Skill-Aware Data Selection and Fine-Tuning for Data-Efficient Reasoning Distillation
Abstract
Large reasoning models such as DeepSeek-R1 achieve strong performance on complex reasoning tasks but their size and computational demand limit practical use. Distilling their reasoning capabilities into smaller models via supervised fine-tuning offers a way to democratize reasoning ability, but resource constraints demand data-efficient training strategies. We propose a skill-centric distillation framework with two components: (1) skill-based data selection, which preferentially samples more examples for skills where the model shows lower proficiency from a large pool of expert reasoning traces, and (2) skill-aware fine-tuning, which trains models to explicitly articulate the sequence of skills they will apply before solving a problem, reinforcing skill composition and improving generalization.
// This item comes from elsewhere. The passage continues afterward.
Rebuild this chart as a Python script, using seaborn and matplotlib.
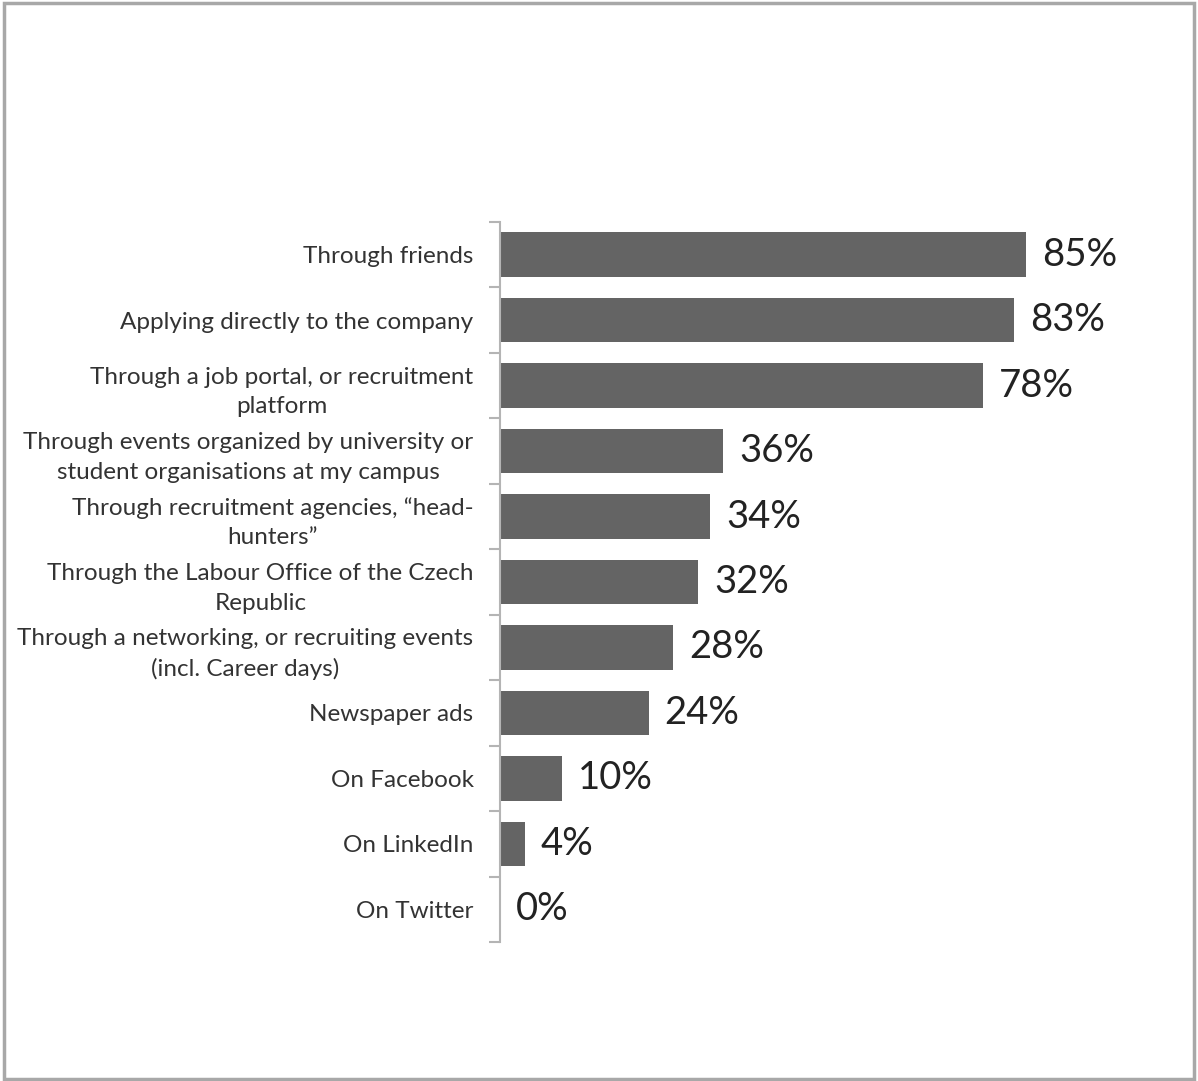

Operating within a budget of 1,000 training examples, our distillation framework consistently outperforms the standard baseline of fine-tuning with randomly sampled data. Our approach yields average absolute accuracy improvements of +1.6% with Qwen3-4B and +1.4% with Qwen3-8B across five mathematical reasoning benchmarks. Further analysis confirms that these gains are aligned with the emphasized skills, validating the efficacy of targeted training for data-efficient reasoning distillation.